Franz R. Hahn, Michael Peneder, Ertragskraft der österreichischen Industrie weiterhin zufriedenstellend. Der Cash-flow im Jahr 1996

WIFO-Monatsberichte, 1997, 70(3), S.179-185
   
Die Selbstfinanzierungskraft der österreichischen Industrie stabilisierte sich 1996 auf hohem Niveau. Der Cash-flow dürfte auf Jahresbasis um etwa 5% höher gewesen sein als im Vorjahr, die Cash-flow-Umsatz-Relation betrug etwa 9½%. Die Unternehmen des Basissektors konnten 1995 ihre Ertragslage gegenüber dem Vorjahr nicht verbessern, die Cash-flow-Umsatz-Relation fiel auf 9,0% (1995 10,4%). Auch in der technischen Verarbeitung sank die Cash-flow-Umsatz-Relation – trotz der leichten Belebung der Konjunktur im 2. Halbjahr 1996 und der günstigeren Wechselkursrelationen – auf 7,5% (1995 8,3%). Höhere Erträge als im Vorjahr verzeichneten hingegen die Bauzulieferer (16,0%, 1995 14,0%) und die Hersteller traditioneller Konsumgüter (10,5%, 1995 9,7%). In der chemischen Industrie blieb die Cash-flow-Umsatz Relation unverändert (10,5%).
 
Forschungsbereich:Makroökonomie und europäische Wirtschaftspolitik
Sprache:Deutsch

Profitability of Austrian Manufacturing Industry Staying Satisfactory. Cash flow Data for 1996

The earning capacity of Austrian manufacturing industry, as regularly assessed and analyzed by WIFO, has remained stable in 1996. The cash-flow/sales ratio stood at 9½ percent, maintaining the year-earlier level. The beginning cyclical recovery in the second semester, favorable exchange rate movements and buoyant activity in East-Central Europe prevented a fall in profitability. In the current year, profitability is set to strengthen.
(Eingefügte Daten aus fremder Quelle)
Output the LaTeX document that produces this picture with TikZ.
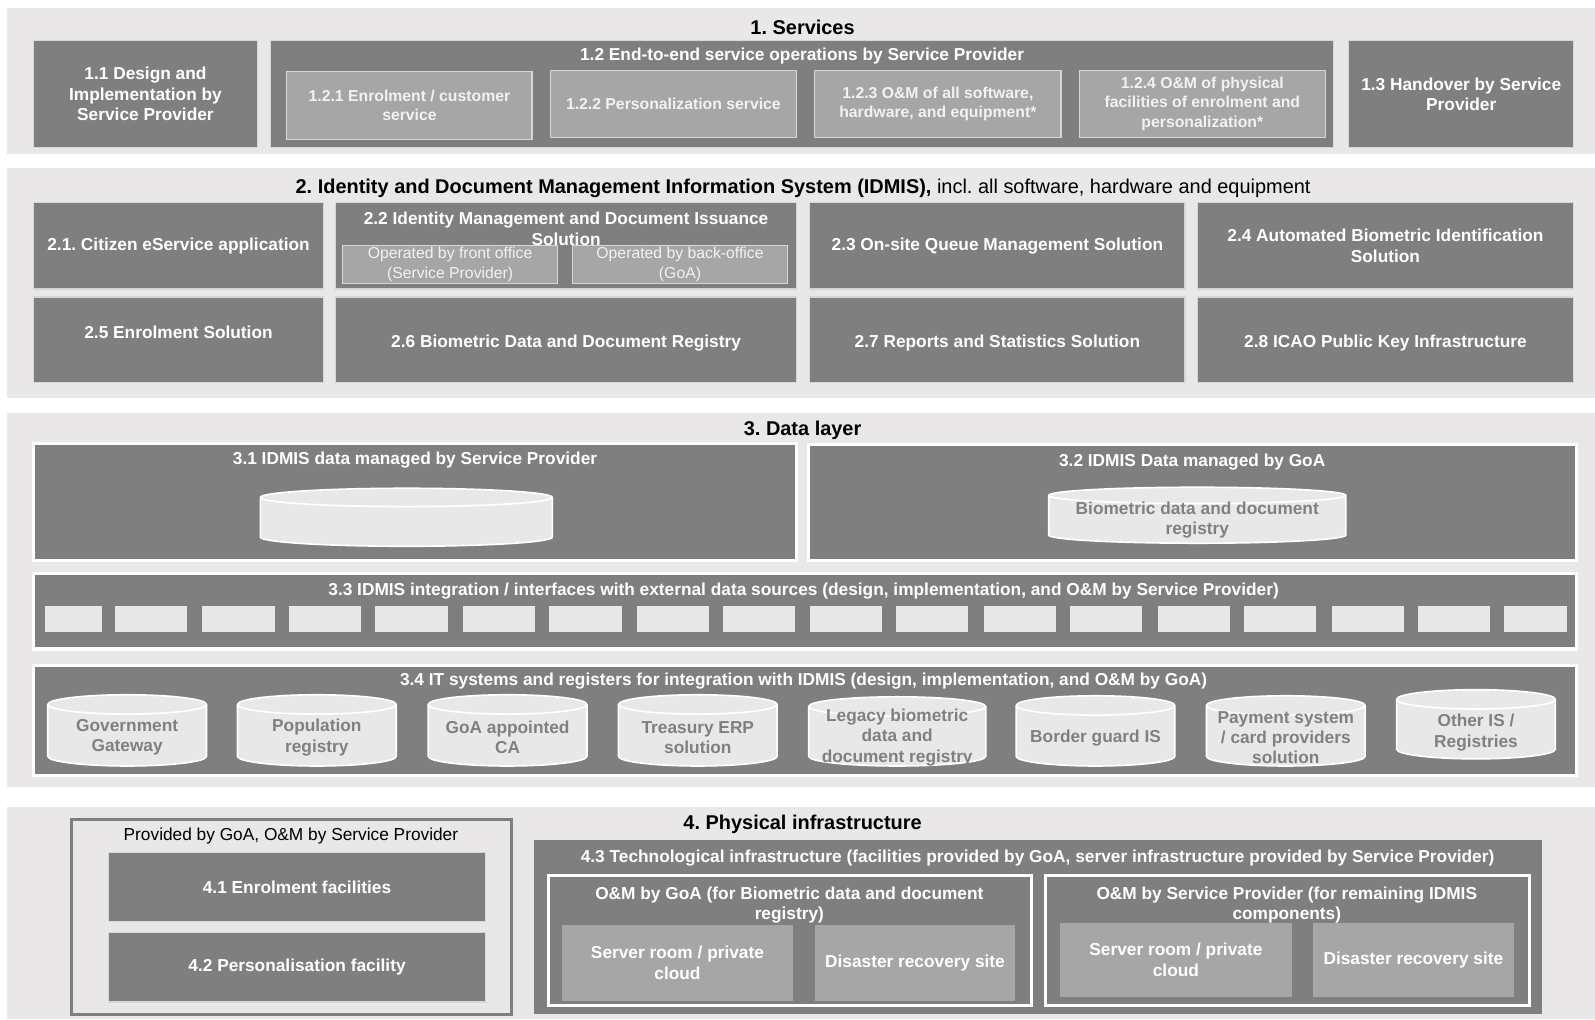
\documentclass[tikz,border=0pt]{standalone}
\usepackage{fontspec}
\setmainfont{Liberation Sans}
\frenchspacing

\definecolor{secgrey}{RGB}{233,231,232}
\definecolor{boxdark}{RGB}{127,127,127}
\definecolor{boxmid}{RGB}{166,166,166}
\definecolor{boxline}{RGB}{214,214,214}
\definecolor{dbfill}{RGB}{232,232,232}
\definecolor{dbgrey}{RGB}{128,128,128}
\definecolor{subtext}{RGB}{242,242,242}

\newcommand\boxfont{\bfseries\fontsize{17}{20}\selectfont}
\newcommand\subfont{\bfseries\fontsize{15.5}{19}\selectfont}
\newcommand\opfont{\fontsize{15.5}{19}\selectfont}
\newcommand\headfont{\bfseries\fontsize{19.6}{23}\selectfont}

% cylinder round a named box: node, half width, end radius
\newcommand\dbcyl[3]{%
  \path[dbline] ([yshift=-#3pt]#1.north west) -- ([yshift=#3pt]#1.south west)
    arc[start angle=180, end angle=360, x radius=#2pt, y radius=#3pt]
    -- ([yshift=-#3pt]#1.north east)
    arc[start angle=0, end angle=180, x radius=#2pt, y radius=#3pt] -- cycle
    ([yshift=-#3pt]#1.north west)
    arc[start angle=180, end angle=360, x radius=#2pt, y radius=#3pt];}

\begin{document}
\begin{tikzpicture}[x=1pt, y=-1pt,
    every node/.style={inner sep=0pt, outer sep=0pt, align=center},
    sz/.style 2 args={anchor=north west, minimum width=#1, minimum height=#2},
    secbg/.style={fill=secgrey},
    head/.style={font=\headfont, text=black},
    darkbox/.style={fill=boxdark, draw=boxline, line width=1.2pt, text=white, font=\boxfont},
    midbox/.style={fill=boxmid, draw=boxline, line width=1.2pt, text=subtext, font=\subfont},
    opbox/.style={fill=boxmid, draw=boxline, line width=1.2pt, text=subtext, font=\opfont},
    layerbox/.style={fill=boxdark, draw=white, line width=3pt},
    srvbox/.style={fill=boxmid, text=white, font=\boxfont},
    boxtext/.style={text=white, font=\boxfont},
    slot/.style={fill=dbfill, anchor=north west, minimum height=25pt},
    dbbox/.style={anchor=north},
    dbline/.style={fill=dbfill, draw=white, line width=1.6pt},
    dbtext/.style={text=dbgrey, font=\boxfont}]
    \useasboundingbox (0,0) rectangle (1568,1002);

    % 1. Services
    \draw (7,8) node[secbg, sz={1561pt}{143pt}] (sec1) {};
    \draw (789,27) node[head] (h1) {1. Services};
    \draw (33,40) node[darkbox, sz={220pt}{105pt}] (s11) {1.1 Design and\\Implementation  by\\Service Provider};
    \draw (266,40) node[darkbox, sz={1045pt}{105pt}] (s12) {};
    \draw (788.5,55) node[boxtext] (s12t) {1.2 End-to-end service operations by Service Provider};
    \draw (282,70) node[midbox, sz={241pt}{67pt}] (s121) {1.2.1 Enrolment / customer\\service};
    \draw (541,69) node[midbox, sz={242pt}{66pt}] (s122) {1.2.2 Personalization service};
    \draw (801,69) node[midbox, sz={242pt}{66pt}] (s123) {1.2.3 O\&M of all software,\\hardware, and equipment*};
    \draw (1061,69) node[midbox, sz={242pt}{66pt}] (s124) {1.2.4 O\&M of physical\\facilities of enrolment and\\personalization*};
    \draw (1326,40) node[darkbox, sz={221pt}{105pt}] (s13) {1.3 Handover by Service\\Provider};

    % 2. IDMIS
    \draw (7,165) node[secbg, sz={1561pt}{226pt}] (sec2) {};
    \draw (789.5,185) node[head] (h2) {2. Identity and Document Management Information System (IDMIS), {\mdseries incl. all software, hardware and equipment}};
    \draw (33,199) node[darkbox, sz={285pt}{85pt}] (s21) {2.1. Citizen eService application};
    \draw (330,199) node[darkbox, sz={453pt}{85pt}] (s22) {};
    \draw (556.5,225) node[boxtext] (s22t) {2.2 Identity Management and Document Issuance\\Solution};
    \draw (337,241) node[opbox, sz={211pt}{38pt}] (s22a) {Operated by front office\\(Service Provider)};
    \draw (563,241) node[opbox, sz={211pt}{38pt}] (s22b) {Operated by back-office\\(GoA)};
    \draw (796,199) node[darkbox, sz={369pt}{85pt}] (s23) {2.3 On-site Queue Management Solution};
    \draw (1177,199) node[darkbox, sz={370pt}{85pt}] (s24) {2.4 Automated  Biometric Identification\\Solution};
    \draw (33,292) node[darkbox, sz={285pt}{84pt}] (s25) {};
    \draw (175.5,327) node[boxtext] (s25t) {2.5 Enrolment Solution};
    \draw (330,292) node[darkbox, sz={453pt}{84pt}] (s26) {};
    \draw (556.5,337) node[boxtext] (s26t) {2.6 Biometric Data and Document Registry};
    \draw (796,292) node[darkbox, sz={369pt}{84pt}] (s27) {};
    \draw (980.5,337) node[boxtext] (s27t) {2.7 Reports and Statistics Solution};
    \draw (1177,292) node[darkbox, sz={370pt}{84pt}] (s28) {};
    \draw (1362,337) node[boxtext] (s28t) {2.8 ICAO Public Key Infrastructure};

    % 3. Data layer
    \draw (7,406) node[secbg, sz={1561pt}{368pt}] (sec3) {};
    \draw (789,423) node[head] (h3) {3. Data layer};
    \draw (33,436) node[layerbox, sz={750pt}{115pt}] (s31) {};
    \draw (408,452) node[boxtext] (s31t) {3.1 IDMIS data managed by Service Provider};
    \draw (399.5,480) node[dbbox, minimum width=287pt, minimum height=57pt] (db31) {};
    \dbcyl{db31}{143.5}{9}
    \draw (795,437) node[layerbox, sz={755pt}{114pt}] (s32) {};
    \draw (1172,454) node[boxtext] (s32t) {3.2 IDMIS Data managed by GoA};
    \draw (1177,479) node[dbbox, minimum width=292pt, minimum height=55pt] (db32) {};
    \dbcyl{db32}{146}{8}
    \draw (1177,511) node[dbtext] (db32t) {Biometric data and document\\registry};

    \draw (33,564) node[layerbox, sz={1517pt}{74pt}] (s33) {};
    \draw (790,581) node[boxtext] (s33t) {3.3 IDMIS integration / interfaces with external data sources (design, implementation, and O\&M by Service Provider)};
    \draw (44,596) node[slot, minimum width=56pt] (if1) {};
    \draw (113,596) node[slot, minimum width=71pt] (if2) {};
    \draw (199,596) node[slot, minimum width=71pt] (if3) {};
    \draw (284,596) node[slot, minimum width=71pt] (if4) {};
    \draw (369,596) node[slot, minimum width=71pt] (if5) {};
    \draw (455,596) node[slot, minimum width=71pt] (if6) {};
    \draw (540,596) node[slot, minimum width=71pt] (if7) {};
    \draw (626,596) node[slot, minimum width=71pt] (if8) {};
    \draw (711,596) node[slot, minimum width=71pt] (if9) {};
    \draw (796,596) node[slot, minimum width=71pt] (if10) {};
    \draw (881,596) node[slot, minimum width=71pt] (if11) {};
    \draw (967,596) node[slot, minimum width=71pt] (if12) {};
    \draw (1052,596) node[slot, minimum width=71pt] (if13) {};
    \draw (1138,596) node[slot, minimum width=71pt] (if14) {};
    \draw (1223,596) node[slot, minimum width=71pt] (if15) {};
    \draw (1309,596) node[slot, minimum width=71pt] (if16) {};
    \draw (1394,596) node[slot, minimum width=71pt] (if17) {};
    \draw (1479,596) node[slot, minimum width=61pt] (if18) {};

    \draw (33,654) node[layerbox, sz={1517pt}{108pt}] (s34) {};
    \draw (790,670) node[boxtext] (s34t) {3.4 IT systems and registers for integration with IDMIS (design, implementation, and O\&M by GoA)};
    \draw (125,683) node[dbbox, minimum width=156pt, minimum height=70pt] (gg) {};
    \dbcyl{gg}{78}{9.5}
    \draw (125,725) node[dbtext] (ggt) {Government\\Gateway};
    \draw (311.5,683) node[dbbox, minimum width=156pt, minimum height=70pt] (pr) {};
    \dbcyl{pr}{78}{9.5}
    \draw (311.5,725) node[dbtext] (prt) {Population\\registry};
    \draw (499,683) node[dbbox, minimum width=156pt, minimum height=70pt] (ca) {};
    \dbcyl{ca}{78}{9.5}
    \draw (499,725) node[dbtext] (cat) {GoA appointed\\CA};
    \draw (686,683) node[dbbox, minimum width=156pt, minimum height=70pt] (erp) {};
    \dbcyl{erp}{78}{9.5}
    \draw (686,725) node[dbtext] (erpt) {Treasury ERP\\solution};
    \draw (882,685) node[dbbox, minimum width=174pt, minimum height=68pt] (leg) {};
    \dbcyl{leg}{87}{9.5}
    \draw (882,725) node[dbtext] (legt) {Legacy biometric\\data and\\document registry};
    \draw (1077,684) node[dbbox, minimum width=156pt, minimum height=69pt] (bg) {};
    \dbcyl{bg}{78}{9.5}
    \draw (1077,726) node[dbtext] (bgt) {Border guard IS};
    \draw (1264,684) node[dbbox, minimum width=156pt, minimum height=69pt] (pay) {};
    \dbcyl{pay}{78}{9.5}
    \draw (1264,725) node[dbtext] (payt) {Payment system\\/ card providers\\solution};
    \draw (1451,678) node[dbbox, minimum width=156pt, minimum height=68pt] (oth) {};
    \dbcyl{oth}{78}{9.5}
    \draw (1451,720) node[dbtext] (otht) {Other IS /\\Registries};

    % 4. Physical infrastructure
    \draw (7,793) node[secbg, sz={1561pt}{209pt}] (sec4) {};
    \draw (789,810) node[head] (h4) {4. Physical infrastructure};
    \draw (70,806) node[secbg, draw=boxdark, line width=3pt, sz={433pt}{191pt}] (goa) {};
    \draw (286,822) node[font=\fontsize{17}{20}\selectfont] (goat) {Provided by GoA, O\&M by Service Provider};
    \draw (107,838) node[darkbox, sz={370pt}{68pt}] (p41) {4.1 Enrolment facilities};
    \draw (107,917) node[darkbox, sz={370pt}{68pt}] (p42) {4.2 Personalisation facility};
    \draw (525,826) node[darkbox, draw=none, sz={991pt}{171pt}] (p43) {};
    \draw (1020,844) node[boxtext] (p43t) {4.3 Technological infrastructure (facilities provided by GoA, server infrastructure provided by Service Provider)};
    \draw (539,861) node[layerbox, sz={475pt}{127pt}] (omg) {};
    \draw (776,890) node[boxtext] (omgt) {O\&M by GoA (for Biometric data and document\\registry)};
    \draw (552,909) node[srvbox, sz={228pt}{75pt}] (srv1) {Server room / private\\cloud};
    \draw (801,909) node[srvbox, sz={197pt}{75pt}] (dr1) {Disaster recovery site};
    \draw (1028,861) node[layerbox, sz={476pt}{127pt}] (omsp) {};
    \draw (1265,890) node[boxtext] (omspt) {O\&M by Service Provider (for remaining IDMIS\\components)};
    \draw (1042,907) node[srvbox, sz={228pt}{73pt}] (srv2) {Server room / private\\cloud};
    \draw (1291,907) node[srvbox, sz={197pt}{73pt}] (dr2) {Disaster recovery site};
\end{tikzpicture}
\end{document}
In the basic goods sector, the profit situation weakened somewhat, the cash-flow/sales ratio falling from 10.4 percent in 1995 to 9.0 percent. Neither did companies producing technical manufactures on the whole benefit from the cyclical turnaround: according to WIFO calculations, the cash-flow sales ratio weakened from 8.3 percent in the previous year to 7.5 percent in 1996. However, earning capacity rose for the suppliers of construction materials (from 14.0 to 16.0 percent), as well as for manufacturers of traditional consumer goods (from 9.7 to 10.5 percent). In the chemical industry, the cash-flow/sales ratio remained flat at 10.5 percent. The altogether satisfactory trend was brought about mainly by cuts in costs, coming mainly from labor costs (–1 percent), raw materials (–7 percent excluding oil) and a real-effective depreciation of the schilling by 2 percent (for manufactures). Low domestic interest rates also contributed towards higher net earnings. Rationalization and personnel reductions (–3.5 percent) boosted profits via productivity gains (+4.5 percent). No such boost came from sales prices of manufactures which barely rose above the year-earlier level (+0.3 percent estimate). The average equity capital ratio of Austrian industrial companies has been significantly above 30 percent since 1994. Relatively favorable profit developments enabled further progress in 1995 with the equity capital ratio rising to nearly 33 percent. A markedly weaker performance in 1996 is unlikely. Available indicators and econometric estimations suggest a further rise in earning capacity for 1997, with the cash-flow/sales ratio exceeding 10 percent by a significant margin.